CDL weekly pay by hiring type in Washington
Hiring type Avg/wk Median/wk Active postings
Independent Contractor (1099)$2,249$2,087489
Company Driver (W2)$1,531$1,500429
Owner Operator$7,297$7,500295

Source: Lanefinder index, May 2026

What Washington drivers actually run

The route mix in Washington this month tilts OTR: 11% regional, 81% OTR, 5% local, 2% semi-local — drawn from active postings, not historical surveys.

Guaranteed pay is on offer at 1% of Washington postings; dedicated routes at 28%; take-truck-home at 83%. Pet-friendly policies appear at 68% and riders-allowed at 66%.

Driving CDL in Washington

Washington freight flows through the Port of Seattle and Port of Tacoma — a major West Coast container complex — with I-5 north-south and I-90 east-west carrying forest-products freight, agricultural exports from the Yakima Valley (apples, hops, wine grapes), and technology-sector loads. Mountain passes on I-90 (Snoqualmie, Stevens) are aggressive winter operational variables; chain laws apply liberally from November through April. Cost of living is high in the Puget Sound metros. Washington has no state income tax — meaningful comp pull for drivers based here.

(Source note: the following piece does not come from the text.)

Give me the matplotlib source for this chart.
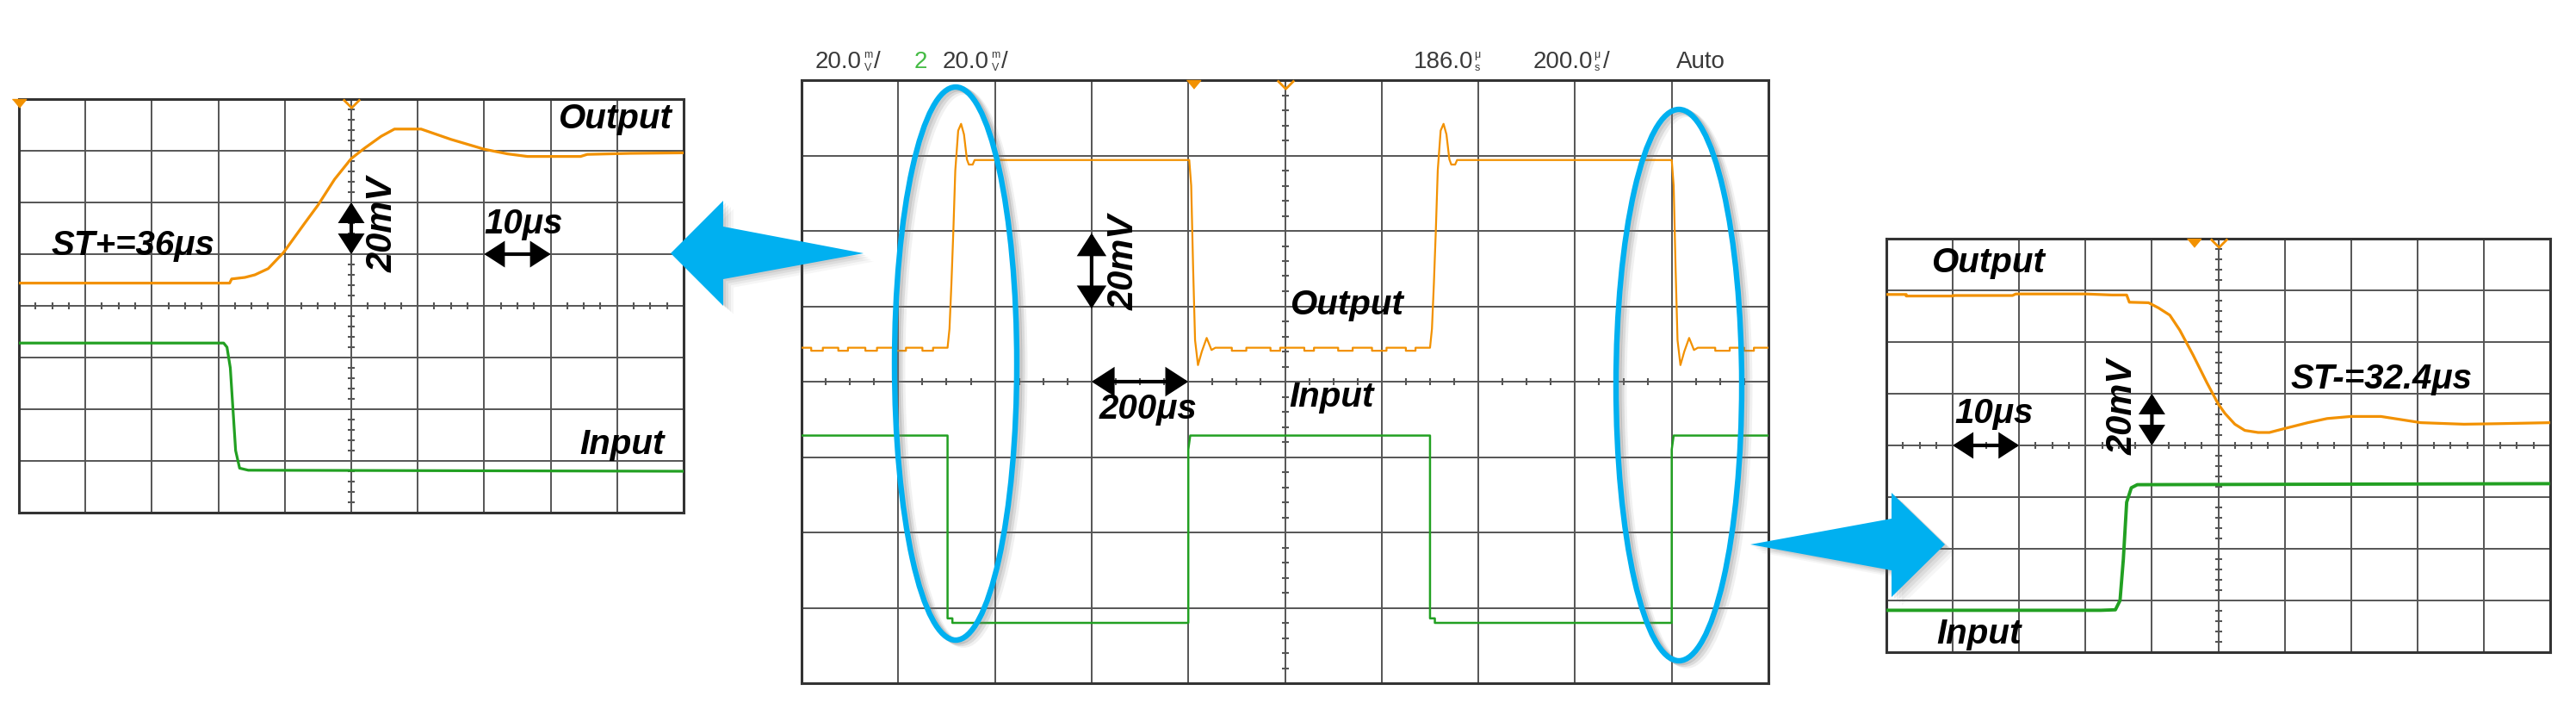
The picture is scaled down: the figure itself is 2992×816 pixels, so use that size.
import matplotlib
matplotlib.use("Agg")
from matplotlib import pyplot as plt
from matplotlib.patches import Polygon, Ellipse

# 波形数据，单位: 格 (x 0..10, y 0..8)
left_out_x = [0, 3.17, 3.2, 3.4, 3.55, 3.75, 3.98, 4.3, 4.5, 4.75, 5.0, 5.2, 5.45, 5.65, 6.05,
              6.5, 7.0, 7.35, 7.65, 8.45, 8.55, 9.2, 10]
left_out_y = [4.44, 4.44, 4.52, 4.55, 4.6, 4.72, 5.03, 5.6, 5.95, 6.45, 6.85, 7.05, 7.28, 7.42, 7.42,
              7.22, 7.03, 6.94, 6.89, 6.89, 6.93, 6.95, 6.96]
left_in_x = [0, 3.08, 3.13, 3.18, 3.22, 3.26, 3.32, 3.45, 10]
left_in_y = [3.28, 3.28, 3.2, 2.8, 2.0, 1.2, 0.86, 0.82, 0.8]

mid_out_x = [0.0, 0.10, 0.10, 0.22, 0.22, 0.38, 0.38, 0.48, 0.48, 0.66, 0.66, 0.78, 0.78, 0.95, 0.95,
             1.08, 1.08, 1.25, 1.25, 1.36, 1.36, 1.51,
             1.53, 1.55, 1.57, 1.59, 1.62, 1.65, 1.68, 1.71, 1.73, 1.77, 1.79, 4.01,
             4.03, 4.05, 4.07, 4.10, 4.14, 4.19, 4.24, 4.28,
             4.45, 4.45, 4.6, 4.6, 4.85, 4.85, 4.95, 4.95, 5.2, 5.2, 5.3, 5.3, 5.55, 5.55, 5.7, 5.7,
             5.9, 5.9, 6.05, 6.05, 6.25, 6.25, 6.35, 6.35, 6.5,
             6.52, 6.54, 6.56, 6.58, 6.61, 6.64, 6.67, 6.70, 6.72, 6.76, 6.78, 9.0,
             9.02, 9.04, 9.06, 9.09, 9.13, 9.18, 9.23, 9.27,
             9.45, 9.45, 9.6, 9.6, 9.75, 9.75, 9.85, 9.85, 10]
mid_out_y = [4.45, 4.45, 4.41, 4.41, 4.45, 4.45, 4.41, 4.41, 4.45, 4.45, 4.41, 4.41, 4.45, 4.45, 4.41,
             4.41, 4.45, 4.45, 4.41, 4.41, 4.45, 4.45,
             4.7, 5.3, 6.0, 6.8, 7.33, 7.42, 7.28, 6.95, 6.88, 6.88, 6.94, 6.94,
             6.6, 5.5, 4.55, 4.22, 4.40, 4.58, 4.42, 4.45,
             4.45, 4.41, 4.41, 4.45, 4.45, 4.41, 4.41, 4.45, 4.45, 4.41, 4.41, 4.45, 4.45, 4.41, 4.41, 4.45,
             4.45, 4.41, 4.41, 4.45, 4.45, 4.41, 4.41, 4.45, 4.45,
             4.7, 5.3, 6.0, 6.8, 7.33, 7.42, 7.28, 6.95, 6.88, 6.88, 6.94, 6.94,
             6.6, 5.5, 4.55, 4.22, 4.40, 4.58, 4.42, 4.45,
             4.45, 4.41, 4.41, 4.45, 4.45, 4.41, 4.41, 4.45, 4.45]
mid_in_x = [0, 1.51, 1.51, 1.56, 1.56, 4.0, 4.0, 4.02, 6.5, 6.5, 6.55, 6.55, 9.0, 9.0, 9.02, 10]
mid_in_y = [3.285, 3.285, 0.86, 0.86, 0.80, 0.80, 3.1, 3.285, 3.285, 0.86, 0.86, 0.80, 0.80, 3.1, 3.285, 3.285]

right_out_x = [0, 0.3, 0.3, 1.0, 1.0, 1.9, 1.95, 3.0, 3.4, 3.62, 3.66, 3.95, 4.1, 4.27, 4.42, 4.62,
               4.83, 5.0, 5.1, 5.25, 5.4, 5.6, 5.77, 5.98, 6.35, 6.64, 7.0, 7.45, 7.75, 8.05, 8.7, 9.2, 10]
right_out_y = [6.92, 6.92, 6.89, 6.89, 6.90, 6.90, 6.93, 6.93, 6.91, 6.91, 6.77, 6.76, 6.66, 6.52, 6.23, 5.75,
               5.21, 4.8, 4.62, 4.41, 4.29, 4.25, 4.25, 4.32, 4.44, 4.52, 4.56, 4.56, 4.5, 4.44, 4.41, 4.42, 4.44]
right_in_x = [0, 3.23, 3.45, 3.52, 3.57, 3.62, 3.69, 3.78, 10]
right_in_y = [0.81, 0.81, 0.82, 1.0, 1.8, 2.9, 3.18, 3.24, 3.26]

header_left = ["20.0", "2", "20.0"]
header_right = ["186.0", "200.0", "Auto"]

ORANGE = "#F29100"
GREEN = "#22A022"
BLUE = "#00B0F0"
GRID = "#555555"
FONT = ["Liberation Sans", "DejaVu Sans"]
W, H = 2992, 816

fig = plt.figure(figsize=(29.92, 8.16), dpi=100)


def panel(x0, y0, x1, y1):
    ax = fig.add_axes([x0 / W, 1 - y1 / H, (x1 - x0) / W, (y1 - y0) / H])
    ax.set_xlim(0, 10)
    ax.set_ylim(0, 8)
    ax.set_xticks([])
    ax.set_yticks([])
    for v in range(1, 10):
        ax.axvline(v, color=GRID, lw=1.4, zorder=1)
    for h in range(1, 8):
        ax.axhline(h, color=GRID, lw=1.4, zorder=1)
    xt = [i / 4 for i in range(1, 40) if i % 4]
    yt = [i / 5 for i in range(1, 40) if i % 5]
    ax.plot(xt, [4] * len(xt), ls="none", marker="|", ms=6, mew=1.5, color=GRID, zorder=1)
    ax.plot([5] * len(yt), yt, ls="none", marker="_", ms=6, mew=1.5, color=GRID, zorder=1)
    for s in ax.spines.values():
        s.set_color("#333333")
        s.set_linewidth(2.2)
    return ax


def trig(ax, xpos):
    ax.plot([xpos], [8], ls="none", marker=[(-1, 0), (1, 0), (0, -1.2)], ms=14, color=ORANGE,
            clip_on=False, zorder=6)
    ax.plot([5], [8], ls="none", marker=[(-1, 0), (0, -1), (1, 0)], ms=14, mfc="none", mec=ORANGE,
            mew=2, clip_on=False, zorder=6)


def label(ax, x, y, s, size=29, rot=0):
    ax.text(x, y, s, fontsize=size, fontweight="bold", fontstyle="italic", family=FONT,
            ha="center", va="center", rotation=rot, zorder=5)


def darrow(ax, p, q, scale=20):
    ax.annotate("", xy=q, xytext=p,
                arrowprops=dict(arrowstyle="<|-|>,head_length=0.65,head_width=0.42", lw=3.0,
                                color="black", mutation_scale=scale, shrinkA=0, shrinkB=0,
                                joinstyle="miter"),
                zorder=5)


# 左图
axl = panel(22, 115, 794, 595)
axl.plot(left_out_x, left_out_y, color=ORANGE, lw=2.3, zorder=3)
axl.plot(left_in_x, left_in_y, color=GREEN, lw=2.3, zorder=3)
trig(axl, 0.0)
label(axl, 8.96, 7.61, "Output")
label(axl, 1.71, 5.17, "ST+=36\u03bcs")
label(axl, 7.59, 5.58, "10\u03bcs")
label(axl, 5.47, 5.57, "20mV", size=30, rot=90)
label(axl, 9.08, 1.31, "Input")
darrow(axl, (5.0, 5.0), (5.0, 6.0))
darrow(axl, (7.0, 5.0), (8.0, 5.0))

# 中图
axm = panel(931, 93, 2054, 793)
axm.plot(mid_out_x, mid_out_y, color=ORANGE, lw=1.6, zorder=3)
axm.plot(mid_in_x, mid_in_y, color=GREEN, lw=1.8, zorder=3)
trig(axm, 4.05)
label(axm, 3.34, 5.58, "20mV", size=30, rot=90)
label(axm, 5.64, 5.02, "Output")
label(axm, 3.58, 3.63, "200\u03bcs")
label(axm, 5.48, 3.80, "Input")
darrow(axm, (3.0, 4.97), (3.0, 5.97), scale=23)
darrow(axm, (3.0, 4.0), (4.0, 4.0), scale=23)

# 右图
axr = panel(2191, 277, 2962, 757)
axr.plot(right_out_x, right_out_y, color=ORANGE, lw=2.3, zorder=3)
axr.plot(right_in_x, right_in_y, color=GREEN, lw=2.8, zorder=3)
trig(axr, 4.63)
label(axr, 1.53, 7.54, "Output")
label(axr, 7.46, 5.29, "ST-=32.4\u03bcs")
label(axr, 1.62, 4.62, "10\u03bcs")
label(axr, 3.56, 4.74, "20mV", size=30, rot=90)
label(axr, 1.39, 0.35, "Input")
darrow(axr, (4.0, 4.0), (4.0, 5.0))
darrow(axr, (1.0, 4.0), (2.0, 4.0))

# 覆盖层: 示波器标题、椭圆、箭头 (像素坐标)
ov = fig.add_axes([0, 0, 1, 1], zorder=10)
ov.set_xlim(0, W)
ov.set_ylim(H, 0)
ov.axis("off")

hdr = dict(fontsize=20, family=FONT, color="#3a3a3a", va="center", ha="left")
small = dict(fontsize=9, family=FONT, color="#3a3a3a", va="center", ha="center")
ov.text(947, 72, header_left[0], **hdr)
ov.text(1008, 64, "m", **small)
ov.text(1008, 79, "V", **small)
ov.text(1015, 72, "/", **hdr)
ov.text(1062, 72, header_left[1], fontsize=20, family=FONT, color="#44bb44", va="center", ha="left")
ov.text(1095, 72, header_left[2], **hdr)
ov.text(1156, 64, "m", **small)
ov.text(1156, 79, "V", **small)
ov.text(1163, 72, "/", **hdr)
ov.text(1642, 72, header_right[0], **hdr)
ov.text(1716, 64, "\u03bc", **small)
ov.text(1716, 79, "s", **small)
ov.text(1781, 72, header_right[1], **hdr)
ov.text(1855, 64, "\u03bc", **small)
ov.text(1855, 79, "s", **small)
ov.text(1862, 72, "/", **hdr)
ov.text(1947, 72, header_right[2], **hdr)

for cx, cy, ew, eh in [(1110, 422, 142, 642), (1950, 447, 146, 640)]:
    for k, a in [(9, 0.10), (6, 0.18), (3, 0.25)]:
        ov.add_patch(Ellipse((cx + k, cy + k * 0.6), ew, eh, fill=False, ec="#777777", lw=5, alpha=a))
    ov.add_patch(Ellipse((cx, cy), ew, eh, fill=False, ec=BLUE, lw=4.6))

arrow_l = [(779, 294), (840, 233), (840, 263), (1003, 294), (840, 324), (840, 355)]
arrow_r = [(2033, 632), (2197, 602), (2197, 572), (2259, 632), (2197, 693), (2197, 662)]
for pts in (arrow_l, arrow_r):
    for k, a in [(12, 0.06), (9, 0.08), (6, 0.10), (3, 0.12)]:
        ov.add_patch(Polygon([(x + k, y + k * 0.8) for x, y in pts], closed=True, fc="#666666",
                             ec="none", alpha=a))
    ov.add_patch(Polygon(pts, closed=True, fc=BLUE, ec="none"))

plt.savefig("out.png", dpi=100)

The methodology behind the rankings

Carriers are scored against carriers in their own market. The composite is 30% compensation (pay + bonus + guaranteed pay + settlement cadence), 25% FMCSA safety, 25% benefits (W2 vs owner-op scoring), and 20% operational performance (responsiveness + fleet scale). No paid placement — the weights are the same for every carrier in the index. Updated May 2026.